Но Брюллов чувствовал: восторги восторгами, а не хватает в его «Помпее» того «чуть-чуть», которое в искусстве часто всего главнее. Позже он рассказывал:
— Целые две недели я каждый день ходил в мастерскую, чтобы понять, где мой расчет был неверен. Иногда я трогал одно место, иногда другое, но тотчас же бросал работу с убеждением, что части картины были в порядке и что дело было не в них. Наконец мне показалось, что свет от молнии на мостовой был слишком слаб. Я осветил камни около ног воина, и воин выскочил из картины. Тогда я осветил всю мостовую и увидел, что картина моя была окончена…
Его называли Микеланджело и Тицианом, Рафаэлем и Гвидо Рени. Итальянские академии изящных искусств избирали его почетным членом и профессором, «увеличивая блеск своей славы», как говорилось в дипломах.
Страна великих живописцев, куда он послан был для усовершенствования в искусстве, теперь скромно искала с ним родства. Города устраивали ему торжественные приемы, толпа носила его по улицам на руках с музыкой, цветами и факелами, славнейший из придуманных в бренности людской титулов «бессмертный» все крепче лепился к его имени. В латинских стихах, сочиненных в его честь, Время кричит Смерти: «Тщетно я размахиваю косою, и ты тщетно косишь» — Помпея не погибла, увековеченная кистью Брюллова. «Библиотека для чтения» напечатала письмо русской дамы, путешествующей по Италии, — в Милане дама стала свидетельницей брюлловского триумфа: «Я вне себя при виде необыкновенных успехов нашего Брюллова, провозглашенного Микеланджело XIX века. Описать вам красоту этой картины я не в силах; но скажу, что фанатизм, произведенный его в любителях, в знаменитейших здешних художниках, даже в простом народе, превосходит всякое понятие. В театре импровизировали ему стихи; оглушенный рукоплесканиями, он принужден был спрятаться в углу ложи. Народ толпится, чтобы только его увидеть. Стены домов все исписаны его именем, которое уже бессмертно»…

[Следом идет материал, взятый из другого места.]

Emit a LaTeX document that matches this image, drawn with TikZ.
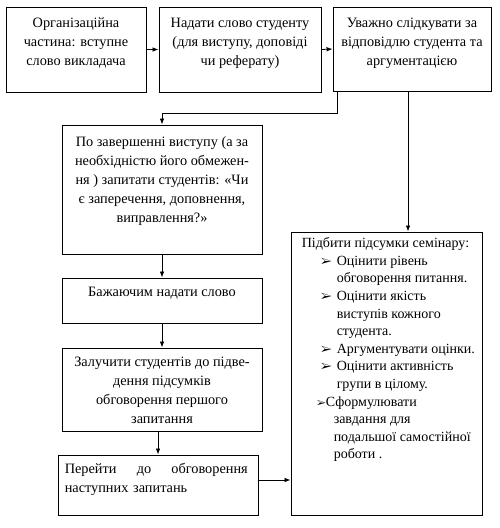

В Милане его желала видеть на своих вечерних собраниях маркиза Висконти-Арагона: ее дом — средоточие знатности, образованности и богатства, — какой миланец не почел бы себя счастливым, будучи приглашен к маркизе! Но Карл Брюллов! Едва не всякий вечер направлялся он к маркизе, но редко добирался до сверкающего зала, где его с нетерпением ждало общество, одно из лучших в Италии. Он был не в силах продвинуться дальше швейцарской — дочка привратницы сводила его с ума! Маркиза желала иметь на память рисунок Брюллова — он клялся и божился, что завтра же непременно доставит; летели дни — он все забывал о своем обещании. Маркиза спустилась в швейцарскую и просила дочь своей привратницы добыть для нее рисунок. Через два дня она его получила!..
Слава Брюллова, опережая его картину и его самого, ворвалась в Россию. Письма из Италии посылали не одни восторженные русские путешественницы. Александр Иванов сообщал о картине Брюллова, «удивляющей уже Рим, а следовательно, и Европу». Тургенев писал, что творение Брюллова, «слава России и Италии (ибо русский писал ее в Риме)… привлекает ежедневно толпы знатоков и иностранцев… Семь брошюр уже написано на эту картину: все к чести Брюллова». Брошюры в России переводили и издавали, переводил их некто Лангер, чиновник министерства народного просвещения и художник-любитель, за что, по высочайшему повелению, ему «доставлен приличный подарок».